15) The system for using a combination of multiple autonomous vehicles with different abilities, working together as a system for subsea oil and gas exploration of claim 1, wherein the ASV further comprises:

a) a tether to which the ROV is tethered;

b) a tether power connector adapted to receive power from the tether; and

c) a power management system configured to allow the ROV to switch from tether power to battery power and to manage power consumption to allow for low power operation and for trickle charging from lower power recharging stations.

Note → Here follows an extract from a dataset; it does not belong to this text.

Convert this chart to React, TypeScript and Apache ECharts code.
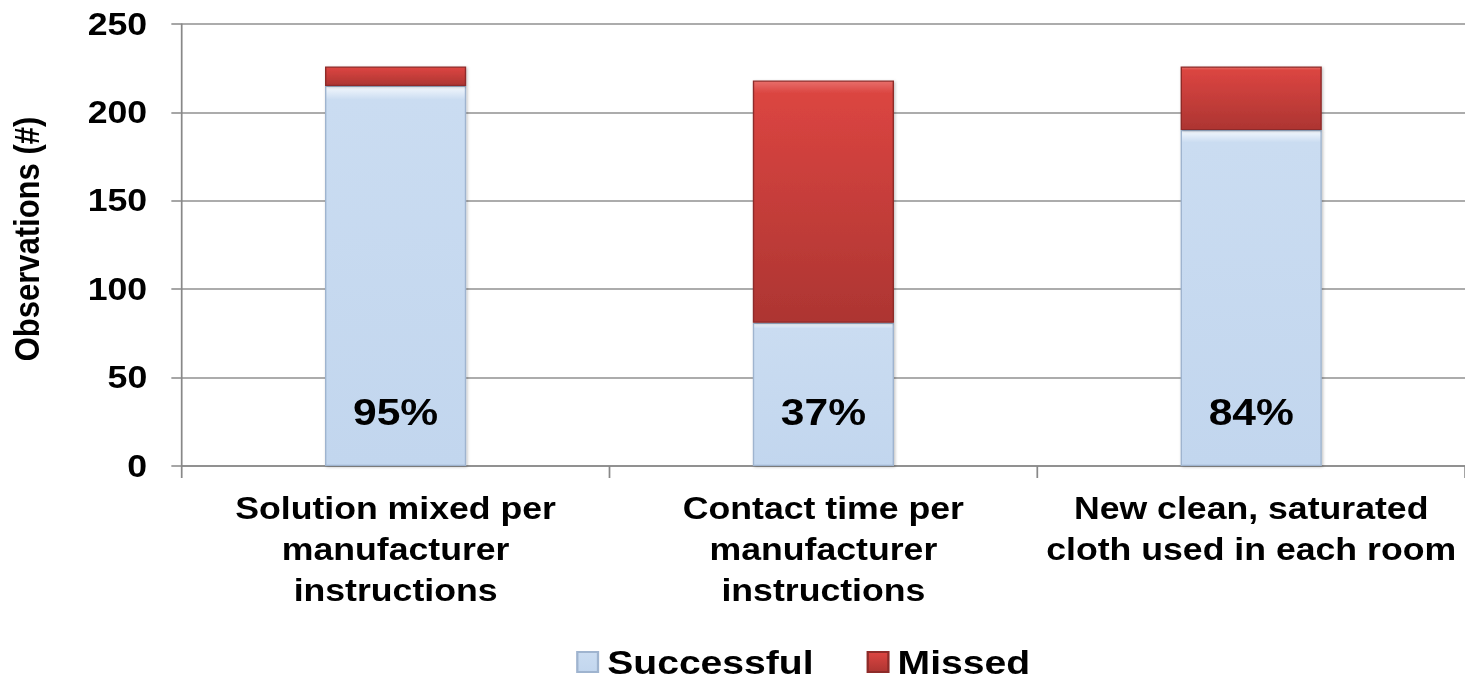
import React, { useEffect, useRef } from "react";
import * as echarts from "echarts";

const categories = [
  "Solution mixed per\nmanufacturer\ninstructions",
  "Contact time per\nmanufacturer\ninstructions",
  "New clean, saturated\ncloth used in each room",
];
const successful = [215, 81, 190];
const missed = [11, 137, 36];
const yMin = 0;
const yMax = 250;
const yInterval = 50;

const FONT = "'Liberation Sans', Arial, Helvetica, sans-serif";
const SCALE_X = 1.15;
const W = 1274;
const H = 686;

export default function App() {
  const ref = useRef<HTMLDivElement>(null);

  useEffect(() => {
    if (!ref.current) return;
    const chart = echarts.init(ref.current, undefined, { renderer: "svg" });

    const pct = successful.map((s, i) => Math.round((s / (s + missed[i])) * 100));

    chart.setOption({
      animation: false,
      backgroundColor: "#ffffff",
      textStyle: { fontFamily: FONT },
      grid: { left: 158, right: 0, top: 24, bottom: 220, containLabel: false },
      legend: {
        left: 496,
        top: 640,
        itemWidth: 18,
        itemHeight: 20,
        itemGap: 46,
        icon: "rect",
        textStyle: {
          fontFamily: FONT,
          fontSize: 34,
          lineHeight: 34,
          fontWeight: "bold",
          color: "#000",
          padding: [0, 0, 0, 3],
        },
        data: ["Successful", "Missed"],
      },
      xAxis: {
        type: "category",
        data: categories,
        boundaryGap: true,
        axisLine: { show: true, lineStyle: { color: "#888888", width: 1.5 } },
        axisTick: { show: true, length: 12, interval: 0, lineStyle: { color: "#888888", width: 1.5 } },
        axisLabel: {
          interval: 0,
          margin: 22,
          fontFamily: FONT,
          fontSize: 31,
          fontWeight: "bold",
          color: "#000",
          lineHeight: 41,
          align: "center",
        },
        splitLine: { show: false },
      },
      yAxis: {
        type: "value",
        min: yMin,
        max: yMax,
        interval: yInterval,
        name: "Observations (#)",
        nameLocation: "middle",
        nameGap: 119,
        nameTextStyle: {
          fontFamily: FONT,
          fontSize: 31,
          fontWeight: "bold",
          color: "#000",
          padding: [0, 0, 0, 12],
        },
        axisLine: { show: true, lineStyle: { color: "#888888", width: 1.5 } },
        axisTick: { show: true, length: 9, lineStyle: { color: "#888888", width: 1.5 } },
        axisLabel: {
          margin: 30,
          fontFamily: FONT,
          fontSize: 31,
          fontWeight: "bold",
          color: "#000",
        },
        splitLine: { show: true, lineStyle: { color: "#919191", width: 1.5 } },
      },
      series: [
        {
          name: "Successful",
          type: "bar",
          stack: "total",
          barWidth: "33%",
          data: successful,
          itemStyle: {
            color: new echarts.graphic.LinearGradient(0, 0, 0, 1, [
              { offset: 0, color: "#f4f8fd" },
              { offset: 0.035, color: "#cadcf1" },
              { offset: 1, color: "#c2d6ee" },
            ]),
            borderColor: "#9fb4cf",
            borderWidth: 1.2,
            shadowColor: "rgba(0,0,0,0.25)",
            shadowBlur: 3,
            shadowOffsetX: 1,
            shadowOffsetY: 1,
          },
          label: {
            show: true,
            position: "insideBottom",
            distance: 36,
            formatter: (p: any) => pct[p.dataIndex] + "%",
            fontFamily: FONT,
            fontSize: 37,
            lineHeight: 37,
            fontWeight: "bold",
            color: "#000",
          },
        },
        {
          name: "Missed",
          type: "bar",
          stack: "total",
          barWidth: "33%",
          data: missed,
          itemStyle: {
            color: new echarts.graphic.LinearGradient(0, 0, 0, 1, [
              { offset: 0, color: "#e86e6a" },
              { offset: 0.05, color: "#db4541" },
              { offset: 1, color: "#ad3532" },
            ]),
            borderColor: "#8e2b29",
            borderWidth: 1.2,
            shadowColor: "rgba(0,0,0,0.25)",
            shadowBlur: 3,
            shadowOffsetX: 1,
            shadowOffsetY: 1,
          },
        },
      ],
    });

    return () => {
      chart.dispose();
    };
  }, []);

  return (
    <div
      ref={ref}
      style={{
        position: "absolute",
        left: 0,
        top: 0,
        width: W,
        height: H,
        transform: `scaleX(${SCALE_X})`,
        transformOrigin: "0 0",
      }}
    />
  );
}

16) A survey method for using a system comprising an autonomous surface vessel (ASV) configured to serve as a communications link to subsea assets and relay data from the control station to the subsea assets, the ASV housing an autonomous or teleoperated ROV and configured to transport that asset to the sites for inspection; an autonomously operated vehicle (AUV) comprising a subsea survey system and electronics for the detection of subsea seeps or other formations and/or objects; and a remotely operated vehicle (ROV), the method comprising:

a) deploying the AUV and the ASV to a search area (100);

b) using the AUV to perform a search pattern looking for a subsea opportunity;

c) communicating telemetry from the AUV back to a control station either directly or via the ASV;

d) sending the ASV to investigate potential subsea finds found by the AUV search by piloting the ASV into location on the sea surface near a subsea find of the potential subsea finds;

e) deploying the ROV from the ASV once the ASV is in a predetermined location proximate the subsea find of the potential subsea finds;

f) piloting the ROV to descend to investigate the subsea find of the potential subsea finds autonomously, by pre-programmed operation, or by teleoperation, the ROV being tethered or free swimming;

g) using the ROV to locate and survey the subsea find of the potential subsea finds; and

h) relaying ROV supplied data to a control station via the ASV.

17) method of claim 16, further comprising recovering the ROV to the ASV at a predetermined time.

18) The method of claim 16, further comprising maneuvering the ASV to a next subsea find of the potential subsea finds.

19) The method of claim 16, further comprising returning the ROV to the ASV, to a tethered connection to the AUV, to another vessel to recharge, or to a nearby resident ROV to recharge, upload data, and download programming/data.